Monday, June 30, 2014

Close Encounters Expected

As the nation spirals downward in its death throes, thanks to the evil Kenyan at the helm, we look toward the heavens for a change of mental pace, and to take a breather from the caliphate-to-be or the invasion of disease-ridden aliens pouring across our southern border.  But speaking of aliens . . .

Black Hole Sun
No, not Soundgarden.  NASA.  It seems every summer for the last few years, the sun has developed a "hole" on its surface.  Known as a coronal hole, it is an area of the sun's surface that's slightly cooler than the norm.  NASA first noticed these events in the 1970s, and they tend to coincide with the sun's normal 11-year cycle.  What it means to Earth is highly accelerated solar winds, at twice the speed of normal solar wind, which can cause an intense and vivid aurora borealis, and minor disruption of electrical signals.  The Earth's magnetic field protects us from excessive solar radiation.  Usually.  A huge, well directed coronal mass ejection (CME) could literally fry us and our civilization in a instant, bathing the Earth in a flood of gamma radiation.

Is Anyone Out There?
As many people know, we on Earth have been monitoring the skies for signs of intelligent extraterrestrial life.  The Search for Extraterrestrial Intelligence (SETI) program has been in existence for years, but now has stepped up its cosmic eavedropping by announcing two new methods to search for signals that could come from life on other planets. In the Panchromatic SETI project, multiple telescopes will scan a variety of wavelengths from 30 stars near the sun.  If you'd like to be part of the search, University of California at Berkeley has an app that allows your personal computer to analyze raw data signals returned to SETI's radio telescopes.  It's free; download it here.

Yep.  Life In The Neighborhood
Ask any teenager, "what is life," and you may get one of only several answers.  Ask an astrophysicist, however, and you may be surprised at the answer.  Life as we know it, or life as we may imagine it?  Interesting, because the definition of life as we know it typically means a carbon-based, photosynthesizing life form.  But we know of life forms in the deepest darkest oceans that survive on methane and sulfuric gases.  They've never seen the sun, and are silicon based.  So we know of at least several types of life.  Recently the probe Cassini flew past Saturn's moon Enceladus and recorded something startling:  the surface was emitting huge plumes of something far out into space.  It turns out that it's most likely liquid vapor, coming from a massive subterranean ocean on Enceladus.  So based on a revived definition of "life," have we indeed found it?
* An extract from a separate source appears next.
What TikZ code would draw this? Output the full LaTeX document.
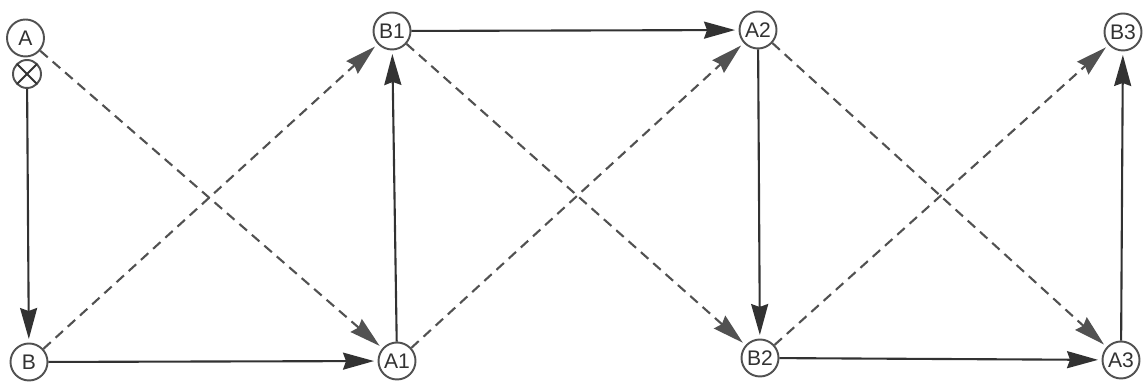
\documentclass[tikz,border=0pt]{standalone}
\usepackage{fontspec}
\setmainfont{Liberation Sans}
\usetikzlibrary{arrows.meta, calc}
\definecolor{inkgray}{RGB}{50, 50, 50}

\begin{document}
\begin{tikzpicture}[>={Stealth[length=0.62cm, width=0.34cm, inset=0.06cm]}, font=\small,
    state/.style={
        draw=inkgray!85, line width=1.1pt, circle, minimum size=0.74cm,
        inner sep=0pt, fill=white, text=inkgray, font=\fontsize{12}{13}\selectfont
    },
    solidarc/.style={->, line width=1.2pt, inkgray, shorten >=2pt},
    dasharc/.style={->, line width=1.2pt, inkgray!85, shorten >=2pt,
        dash pattern=on 0.2cm off 0.13cm},
    cross_line/.style={inkgray, line width=1.1pt},
]
\useasboundingbox (0,0) rectangle (22.92,7.66);

% ================= nodes =================
\node[state] (A)  at (0.51,6.90) {A};
\node[state, minimum size=0.56cm] (X) at (0.54,6.18) {};
\draw[cross_line] ($(X)+(-0.2,-0.2)$) -- ($(X)+(0.2,0.2)$);
\draw[cross_line] ($(X)+(-0.2,0.2)$) -- ($(X)+(0.2,-0.2)$);
\node[state] (B)  at (0.58,0.42) {B};

\node[state] (B1) at (7.84,7.04) {B1};
\node[state] (A1) at (7.94,0.44) {A1};
\node[state] (A2) at (15.16,7.06) {A2};
\node[state] (B2) at (15.20,0.50) {B2};
\node[state] (B3) at (22.46,7.02) {B3};
\node[state] (A3) at (22.42,0.46) {A3};

% ================= solid arcs =================
\draw[solidarc] (X) -- (B);
\draw[solidarc] (B) -- (A1);
\draw[solidarc] (A1) -- (B1);
\draw[solidarc] (B1) -- (A2);
\draw[solidarc] (A2) -- (B2);
\draw[solidarc] (B2) -- (A3);
\draw[solidarc] (A3) -- (B3);

% ================= dashed arcs =================
\foreach \s/\t in {A/A1, B/B1, B1/B2, A1/A2, A2/A3, B2/B3}{
    \draw[dasharc] (\s) -- (\t);
}

\end{tikzpicture}
\end{document}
Evidence of Type II Civilizations?
Several astronauts who have walked on the moon contend, and have been validated by recently declassified and released Apollo Missison recordings, that we found artifacts there that defy conventional wisdom about the moon.  And several tests by the Martian rover Curiosity has gotten positive results for radiation-emitting microbial life on Mars.  That's pretty close to home.  For whatever reason, NASA is disinclined to declassify any of this information, and we are left to draw our own conclusions.  Is all this just someone's hyper imagination?  Raw meat for conspiracy theories?  I'm not so sure.  But know this:  both the US and the UN have contingency plans for our inevitable contact with extraterrestrial biological beings.

Is this knowlefdge in contradiction with established religion?  Yes and no.  Some would look at this as a validation of their faith, others would not.  With so many people embracing a religion based on 6th century civilzation constructs, maybe the reluctance in releasing evidence that cultures and civilizations have preceeded us, and we are merely the new kid on the block, is valid.  I can handle it, as I've long thought that this is the case, anyway.  But there's 3 billion screaming zealots who may take umbrage at learning this, and well, they have a jihad going on now, and this information would most probably push them right over the edge. I hope however, that science and exploration both in space and on Earth will continue, and that those brave souls who strive to interrpret whatever anthopologcal findings are uncovered will continue to do so.  I want to know.  I want to believe.